─── DATASET CONTENT ───

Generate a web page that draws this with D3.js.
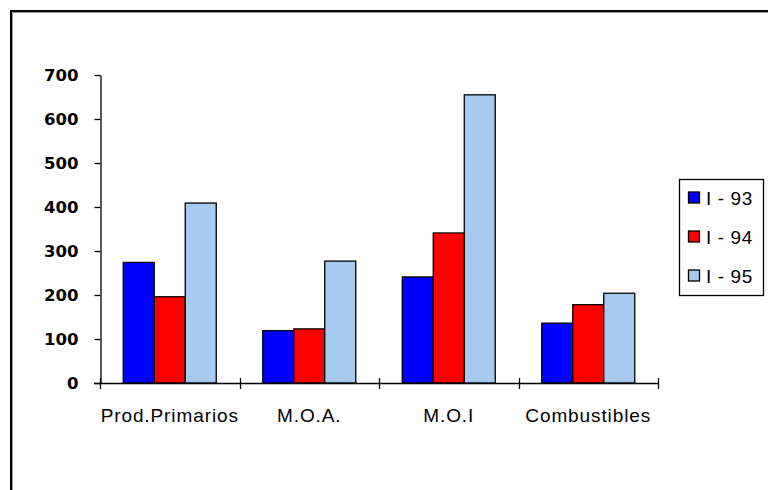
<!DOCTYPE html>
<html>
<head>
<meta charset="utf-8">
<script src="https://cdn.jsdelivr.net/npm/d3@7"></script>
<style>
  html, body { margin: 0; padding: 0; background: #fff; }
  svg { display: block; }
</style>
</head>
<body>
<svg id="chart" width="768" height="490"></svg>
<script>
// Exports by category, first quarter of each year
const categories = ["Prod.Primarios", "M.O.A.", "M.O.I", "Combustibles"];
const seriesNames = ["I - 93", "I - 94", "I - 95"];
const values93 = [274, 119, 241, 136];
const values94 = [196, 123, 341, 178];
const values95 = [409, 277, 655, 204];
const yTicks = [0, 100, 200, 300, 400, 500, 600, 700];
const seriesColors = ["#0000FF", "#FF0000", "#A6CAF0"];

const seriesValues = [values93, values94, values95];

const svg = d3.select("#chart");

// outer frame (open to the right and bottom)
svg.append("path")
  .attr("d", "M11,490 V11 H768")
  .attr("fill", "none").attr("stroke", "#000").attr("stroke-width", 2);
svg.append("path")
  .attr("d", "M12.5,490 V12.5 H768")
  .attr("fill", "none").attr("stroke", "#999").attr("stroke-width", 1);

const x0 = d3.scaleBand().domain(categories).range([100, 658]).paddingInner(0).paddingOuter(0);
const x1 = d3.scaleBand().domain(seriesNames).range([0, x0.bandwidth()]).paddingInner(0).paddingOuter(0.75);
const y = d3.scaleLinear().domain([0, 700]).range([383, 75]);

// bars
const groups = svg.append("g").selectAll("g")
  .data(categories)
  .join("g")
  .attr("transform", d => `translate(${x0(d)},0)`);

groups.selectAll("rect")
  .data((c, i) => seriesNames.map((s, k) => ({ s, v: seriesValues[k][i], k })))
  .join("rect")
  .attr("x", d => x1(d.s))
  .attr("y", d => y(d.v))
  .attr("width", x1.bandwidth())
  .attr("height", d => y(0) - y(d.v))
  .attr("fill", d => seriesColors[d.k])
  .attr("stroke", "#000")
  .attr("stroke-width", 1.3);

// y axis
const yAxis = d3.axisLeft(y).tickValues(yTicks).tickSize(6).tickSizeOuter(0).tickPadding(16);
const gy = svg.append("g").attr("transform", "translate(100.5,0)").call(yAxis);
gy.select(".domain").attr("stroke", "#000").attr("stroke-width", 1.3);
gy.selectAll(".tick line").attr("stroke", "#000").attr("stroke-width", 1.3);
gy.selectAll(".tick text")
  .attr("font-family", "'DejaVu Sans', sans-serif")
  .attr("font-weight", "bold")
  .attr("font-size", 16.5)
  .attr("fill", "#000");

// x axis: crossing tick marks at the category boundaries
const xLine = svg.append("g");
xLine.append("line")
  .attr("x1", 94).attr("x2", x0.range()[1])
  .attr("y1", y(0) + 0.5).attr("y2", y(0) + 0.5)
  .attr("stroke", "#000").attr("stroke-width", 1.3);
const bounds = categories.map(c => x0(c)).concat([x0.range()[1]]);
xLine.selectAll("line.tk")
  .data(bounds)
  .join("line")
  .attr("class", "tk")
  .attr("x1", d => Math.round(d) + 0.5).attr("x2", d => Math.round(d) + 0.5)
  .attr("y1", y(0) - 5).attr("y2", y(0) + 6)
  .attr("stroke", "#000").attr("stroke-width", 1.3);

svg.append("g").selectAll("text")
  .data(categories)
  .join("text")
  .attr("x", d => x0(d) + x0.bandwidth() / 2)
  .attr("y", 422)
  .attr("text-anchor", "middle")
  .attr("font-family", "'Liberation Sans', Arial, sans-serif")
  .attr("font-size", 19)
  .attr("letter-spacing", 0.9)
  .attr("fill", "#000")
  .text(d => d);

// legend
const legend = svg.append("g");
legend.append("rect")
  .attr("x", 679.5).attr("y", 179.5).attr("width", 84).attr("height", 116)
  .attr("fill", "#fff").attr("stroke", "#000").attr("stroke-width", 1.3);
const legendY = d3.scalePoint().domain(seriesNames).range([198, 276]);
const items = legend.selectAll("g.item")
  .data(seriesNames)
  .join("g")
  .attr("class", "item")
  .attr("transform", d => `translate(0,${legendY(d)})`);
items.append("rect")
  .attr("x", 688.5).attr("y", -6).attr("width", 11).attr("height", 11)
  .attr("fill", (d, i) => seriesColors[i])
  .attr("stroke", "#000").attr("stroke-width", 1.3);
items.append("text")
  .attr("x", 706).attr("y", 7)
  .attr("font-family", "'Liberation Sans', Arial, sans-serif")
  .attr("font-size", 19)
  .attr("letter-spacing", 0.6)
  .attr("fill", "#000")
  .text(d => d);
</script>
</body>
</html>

───

_DIRECTIONS_
Repeat the material verbatim. Do not carry over any picture.

_RESULT OF THE TASK_
Generate a web page that draws this with D3.js.
<!DOCTYPE html>
<html>
<head>
<meta charset="utf-8">
<script src="https://cdn.jsdelivr.net/npm/d3@7"></script>
<style>
  html, body { margin: 0; padding: 0; background: #fff; }
  svg { display: block; }
</style>
</head>
<body>
<svg id="chart" width="768" height="490"></svg>
<script>
// Exports by category, first quarter of each year
const categories = ["Prod.Primarios", "M.O.A.", "M.O.I", "Combustibles"];
const seriesNames = ["I - 93", "I - 94", "I - 95"];
const values93 = [274, 119, 241, 136];
const values94 = [196, 123, 341, 178];
const values95 = [409, 277, 655, 204];
const yTicks = [0, 100, 200, 300, 400, 500, 600, 700];
const seriesColors = ["#0000FF", "#FF0000", "#A6CAF0"];

const seriesValues = [values93, values94, values95];

const svg = d3.select("#chart");

// outer frame (open to the right and bottom)
svg.append("path")
  .attr("d", "M11,490 V11 H768")
  .attr("fill", "none").attr("stroke", "#000").attr("stroke-width", 2);
svg.append("path")
  .attr("d", "M12.5,490 V12.5 H768")
  .attr("fill", "none").attr("stroke", "#999").attr("stroke-width", 1);

const x0 = d3.scaleBand().domain(categories).range([100, 658]).paddingInner(0).paddingOuter(0);
const x1 = d3.scaleBand().domain(seriesNames).range([0, x0.bandwidth()]).paddingInner(0).paddingOuter(0.75);
const y = d3.scaleLinear().domain([0, 700]).range([383, 75]);

// bars
const groups = svg.append("g").selectAll("g")
  .data(categories)
  .join("g")
  .attr("transform", d => `translate(${x0(d)},0)`);

groups.selectAll("rect")
  .data((c, i) => seriesNames.map((s, k) => ({ s, v: seriesValues[k][i], k })))
  .join("rect")
  .attr("x", d => x1(d.s))
  .attr("y", d => y(d.v))
  .attr("width", x1.bandwidth())
  .attr("height", d => y(0) - y(d.v))
  .attr("fill", d => seriesColors[d.k])
  .attr("stroke", "#000")
  .attr("stroke-width", 1.3);

// y axis
const yAxis = d3.axisLeft(y).tickValues(yTicks).tickSize(6).tickSizeOuter(0).tickPadding(16);
const gy = svg.append("g").attr("transform", "translate(100.5,0)").call(yAxis);
gy.select(".domain").attr("stroke", "#000").attr("stroke-width", 1.3);
gy.selectAll(".tick line").attr("stroke", "#000").attr("stroke-width", 1.3);
gy.selectAll(".tick text")
  .attr("font-family", "'DejaVu Sans', sans-serif")
  .attr("font-weight", "bold")
  .attr("font-size", 16.5)
  .attr("fill", "#000");

// x axis: crossing tick marks at the category boundaries
const xLine = svg.append("g");
xLine.append("line")
  .attr("x1", 94).attr("x2", x0.range()[1])
  .attr("y1", y(0) + 0.5).attr("y2", y(0) + 0.5)
  .attr("stroke", "#000").attr("stroke-width", 1.3);
const bounds = categories.map(c => x0(c)).concat([x0.range()[1]]);
xLine.selectAll("line.tk")
  .data(bounds)
  .join("line")
  .attr("class", "tk")
  .attr("x1", d => Math.round(d) + 0.5).attr("x2", d => Math.round(d) + 0.5)
  .attr("y1", y(0) - 5).attr("y2", y(0) + 6)
  .attr("stroke", "#000").attr("stroke-width", 1.3);

svg.append("g").selectAll("text")
  .data(categories)
  .join("text")
  .attr("x", d => x0(d) + x0.bandwidth() / 2)
  .attr("y", 422)
  .attr("text-anchor", "middle")
  .attr("font-family", "'Liberation Sans', Arial, sans-serif")
  .attr("font-size", 19)
  .attr("letter-spacing", 0.9)
  .attr("fill", "#000")
  .text(d => d);

// legend
const legend = svg.append("g");
legend.append("rect")
  .attr("x", 679.5).attr("y", 179.5).attr("width", 84).attr("height", 116)
  .attr("fill", "#fff").attr("stroke", "#000").attr("stroke-width", 1.3);
const legendY = d3.scalePoint().domain(seriesNames).range([198, 276]);
const items = legend.selectAll("g.item")
  .data(seriesNames)
  .join("g")
  .attr("class", "item")
  .attr("transform", d => `translate(0,${legendY(d)})`);
items.append("rect")
  .attr("x", 688.5).attr("y", -6).attr("width", 11).attr("height", 11)
  .attr("fill", (d, i) => seriesColors[i])
  .attr("stroke", "#000").attr("stroke-width", 1.3);
items.append("text")
  .attr("x", 706).attr("y", 7)
  .attr("font-family", "'Liberation Sans', Arial, sans-serif")
  .attr("font-size", 19)
  .attr("letter-spacing", 0.6)
  .attr("fill", "#000")
  .text(d => d);
</script>
</body>
</html>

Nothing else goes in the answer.